Nunca antes se había hablado tanto de una película coreana y los elogios no son gratuitos. Parásitos no solo es quizá la mejor película que el mundo conoce de Corea, sino que es una de las mejores películas de los últimos años.

El director Bong Joon-ho logró una propuesta estética impecable, una comedia llena de humor y suspenso, basada, en su mayor parte, en el rodaje en los interiores de una casa que se construyó para el filme. La trama dice que fue la vivienda de un famoso arquitecto, por la que recibió un reconocido premio, y ahora es habitada por la familia de un prestigioso industrial.

La decoración es sobria pero imponente. En todo detalle está impresa la imagen de un lujo que aspira a evitar cualquier exceso. Se trata de lanzar el mensaje que hay riqueza pero, ante todo, buen gusto. Por eso, se omite en la decoración los detalles innecesarios.

La imagen opuesta de la casa es el sótano de un arrabal, donde viven apretujados los otros protagonistas de la película, una pareja de desempleados con un hijo y una hija en edad de comenzar a trabajar. La vida los ha tratado bastante mal y sus opciones para alimentarse pasan por las pizzas más baratas que puedan conseguir en el mercado.

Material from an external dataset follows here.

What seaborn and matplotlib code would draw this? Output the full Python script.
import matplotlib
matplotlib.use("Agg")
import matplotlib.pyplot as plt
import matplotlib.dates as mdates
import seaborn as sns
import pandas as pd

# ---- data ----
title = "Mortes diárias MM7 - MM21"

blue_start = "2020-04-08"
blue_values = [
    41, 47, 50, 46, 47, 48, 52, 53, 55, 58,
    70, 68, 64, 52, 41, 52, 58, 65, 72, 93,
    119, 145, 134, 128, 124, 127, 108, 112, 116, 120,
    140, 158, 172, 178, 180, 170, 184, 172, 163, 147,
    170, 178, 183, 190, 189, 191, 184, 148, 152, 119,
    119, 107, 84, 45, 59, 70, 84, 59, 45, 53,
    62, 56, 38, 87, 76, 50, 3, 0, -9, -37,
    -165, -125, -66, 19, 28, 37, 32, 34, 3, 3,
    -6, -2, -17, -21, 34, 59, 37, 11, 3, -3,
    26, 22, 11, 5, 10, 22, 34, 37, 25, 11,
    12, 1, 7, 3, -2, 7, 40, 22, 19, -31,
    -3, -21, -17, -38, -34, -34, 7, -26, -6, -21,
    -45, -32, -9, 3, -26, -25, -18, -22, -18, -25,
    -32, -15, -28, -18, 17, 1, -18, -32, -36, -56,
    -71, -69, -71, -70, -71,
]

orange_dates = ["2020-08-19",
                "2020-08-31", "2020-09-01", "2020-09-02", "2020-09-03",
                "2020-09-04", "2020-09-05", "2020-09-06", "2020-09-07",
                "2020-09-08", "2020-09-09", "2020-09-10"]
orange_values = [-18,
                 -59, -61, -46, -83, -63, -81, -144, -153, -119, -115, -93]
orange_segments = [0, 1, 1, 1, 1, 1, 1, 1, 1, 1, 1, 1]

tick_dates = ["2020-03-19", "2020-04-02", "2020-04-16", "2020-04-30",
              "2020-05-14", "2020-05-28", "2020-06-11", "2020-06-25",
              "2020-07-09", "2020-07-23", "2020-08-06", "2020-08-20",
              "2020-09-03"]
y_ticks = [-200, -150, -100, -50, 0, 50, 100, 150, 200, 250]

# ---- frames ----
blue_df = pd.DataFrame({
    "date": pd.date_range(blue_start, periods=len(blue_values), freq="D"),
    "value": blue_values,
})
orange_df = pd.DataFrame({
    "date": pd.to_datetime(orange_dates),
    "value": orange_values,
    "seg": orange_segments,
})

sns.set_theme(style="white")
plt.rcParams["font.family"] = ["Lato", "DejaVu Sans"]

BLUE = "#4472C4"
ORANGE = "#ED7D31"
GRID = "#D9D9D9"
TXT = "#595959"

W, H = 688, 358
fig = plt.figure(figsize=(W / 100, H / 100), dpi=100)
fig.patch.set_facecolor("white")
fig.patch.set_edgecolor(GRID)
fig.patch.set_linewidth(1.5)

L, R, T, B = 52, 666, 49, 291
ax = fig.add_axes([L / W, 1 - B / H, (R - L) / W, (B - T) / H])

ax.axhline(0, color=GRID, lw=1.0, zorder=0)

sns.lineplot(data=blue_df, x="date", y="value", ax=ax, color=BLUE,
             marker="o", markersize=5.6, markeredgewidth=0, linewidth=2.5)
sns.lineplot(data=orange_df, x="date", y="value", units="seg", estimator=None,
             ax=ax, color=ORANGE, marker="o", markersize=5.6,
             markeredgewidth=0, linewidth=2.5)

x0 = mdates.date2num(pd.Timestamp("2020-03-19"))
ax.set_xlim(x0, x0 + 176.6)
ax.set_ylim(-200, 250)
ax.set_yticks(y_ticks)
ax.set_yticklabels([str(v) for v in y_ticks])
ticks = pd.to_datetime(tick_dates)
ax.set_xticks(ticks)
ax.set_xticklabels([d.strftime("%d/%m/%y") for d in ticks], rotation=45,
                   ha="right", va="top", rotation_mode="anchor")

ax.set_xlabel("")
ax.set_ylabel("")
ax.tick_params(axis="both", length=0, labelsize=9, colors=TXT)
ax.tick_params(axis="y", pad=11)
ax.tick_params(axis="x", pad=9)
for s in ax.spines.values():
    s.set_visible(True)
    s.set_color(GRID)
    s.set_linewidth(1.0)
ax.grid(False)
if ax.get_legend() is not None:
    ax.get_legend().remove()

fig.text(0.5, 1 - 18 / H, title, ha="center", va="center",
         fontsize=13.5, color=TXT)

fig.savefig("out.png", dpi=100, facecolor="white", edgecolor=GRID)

La suerte les cambia cuando el hijo tiene la oportunidad de hacerse pasar por estudiante universitario y se convierte en profesor de inglés de la hija del industrial. La madre y ella quedan encantadas. Entonces el hijo aprovecha y dice conocer a una sicóloga especialista en niños problemáticos para tratar al hijo del industrial, quien hace dibujos geniales pero es un poco extraño. La sicóloga es en realidad su hermana. La impostura no acaba allí. Luego hacen despedir al portero y a la mucama de la familia del industrial y suplantarlos con la madre y el padre, quienes cuando trabajan suponen no conocerse. Se convierten literalmente en parásitos de sus empleadores.

En el cine y la literatura el impostor que ocupa una posición que no merece por sus atributos es una fórmula vieja, pero en Parásitos adquiere otra dimensión. El industrial y su esposa con pequeños detalles y comentarios dejan en claro que hay una línea muy precisa que distingue a sus trabajadores de ellos. Son cordiales, e incluso generosos, pero en ningún momento son iguales. Y hay más, los impostores son capaces de cumplir su farsa a la perfección. Tienen habilidades superiores para cumplir las demandas y expectativas de sus empleadores: la hija del industrial se enamora del profesor de inglés, la falsa sicóloga trae nuevos métodos que parecen surtir efecto en el niño problemático, etc. En consecuencia, los impostores en vez de sentir vergüenza o algún secreto agradecimiento con sus empleadores por haber resuelto su situación económica, sienten hacia ellos es un profundo desprecio. Se sienten humillados porque la posición social y económica que ocupan no es por falta de méritos y habilidades, al tiempo que están obligados, pese a su farsa, a mantener una actitud sumisa frente a una gente que se asume superior a ellos.

La genialidad de Parásitos es que desnuda una situación recurrente en las sociedades. Quienes están abajo asumen una postura complaciente para aliviar su sumisión pero quienes están arriba, de modo inconsciente, también asumen su respectiva impostura para justificar su ascendencia. Al final no se sabe quién es parásito de quién.